Peugeot Fractal-06

Just after photos of the upcoming Peugeot Fractal concept were leaked, the Gallic lion brand has revealed the full lowdown on its stunning French droptop ahead of its world premiere at the 2015 Frankfurt Motor Show next month. As we’ve seen earlier, it’s a right beauty, this one.

Measuring just 3.81 metres long and 1.77 metres wide, the Fractal has clearly been designed with urban mobility in mind, sitting between A- and B-segment hatchbacks. The 19-inch “Tall&Narrow” wheels (um, whatever you say, Peugeot) are pushed to the four corners of the car, resulting in front and rear overhangs of just 0.52 metres.

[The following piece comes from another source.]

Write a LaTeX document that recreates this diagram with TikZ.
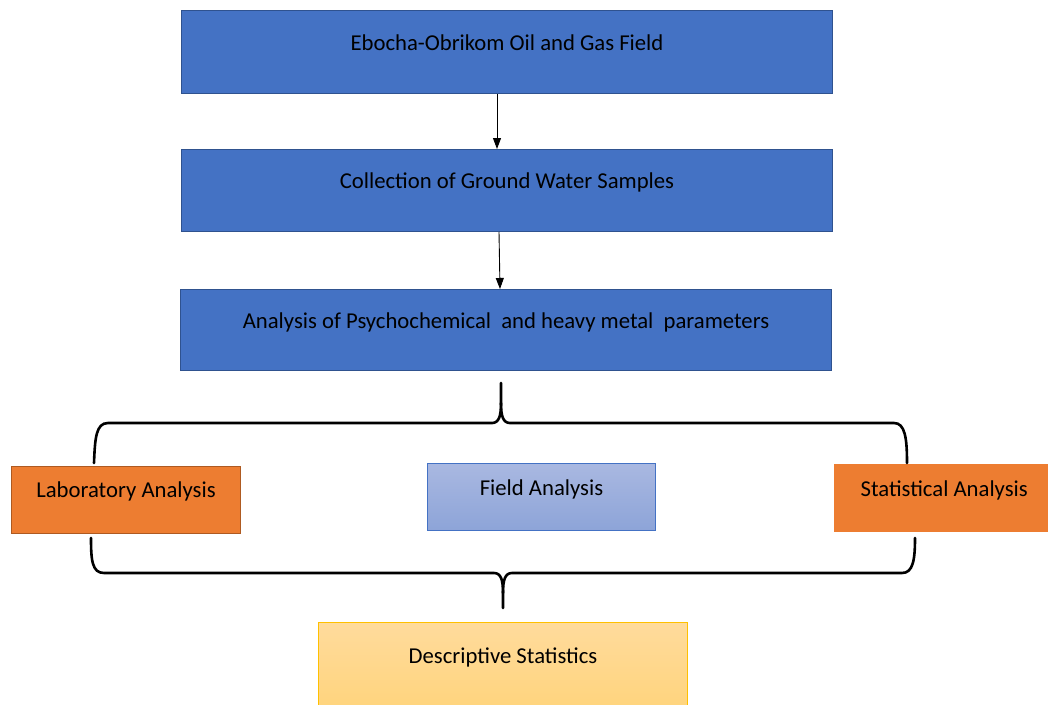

Dressed in a two-tone gloss white and matte black colour scheme, the concept sticks to Peugeot’s current edgy design language. Claw-like LED headlights feature strips of light that flow into the grille, while namesake patterns are featured on the side sills and rear valence. The tail light extends across the width of the car – they also form a battery charging status indicator for the inductive charging system.

Peugeot Fractal-15

Open the suicide doors and you’ll find a minimalist, driver-focused cabin encircled by black oak and copper trim, with the white panels below featuring a 3D-printed motif inspired by anechoic chambers. White leather and 3D texture mesh upholstery covers the seats.

A holographic head-up display provides eye-level readouts, complemented by a 45-degree polycarbonate strip that shows additional functions. The 12.3-inch high-definition display, customisable to drivers’ preferences, sits behind a squared-off steering wheel with touchpads that control the Fractal’s various features.

Toggle switches are located on either side of the wheel, while a spar rises out of the centre console with controls for volume and engine start. Next to it, a 7.7-inch AMOLED display controls all of the car’s functions, and rear passengers also have a panel to adjust their immediate surroundings.


Audio-inspired design cues are featured everywhere on the Fractal, so it’s no surprise to find a high-end “9.1.2” sound system (five mid/high-range speakers, four tweeters, three woofers, a subwoofer and a two-channel tactile bass system).

The speakers, by French audio specialist Focal, have been configured to work differently with the hardtop installed or removed, and will even channel navigation instructions to different parts of the car depending on the route. The bass system, by American startup Subpac, uses the seat structure as a medium for bass to travel, rather than air.


Two 102 hp electric motors send power to each axle, with a combined output of 204 hp and four-wheel drive (it’s rear-wheel drive below 100 km/h). Coupled with the low 1,000 kg weight, the Fractal sprints from 0-100 km/h in 6.8 seconds. Juice is supplied by a 30 kWh lithium-ion battery mounted under the central tunnel.

Into electronic music? You’ll be pleased to know that the car’s sound signature – alerting pedestrians and cyclists to its presence at low speeds – was designed by none other than Amon Tobin.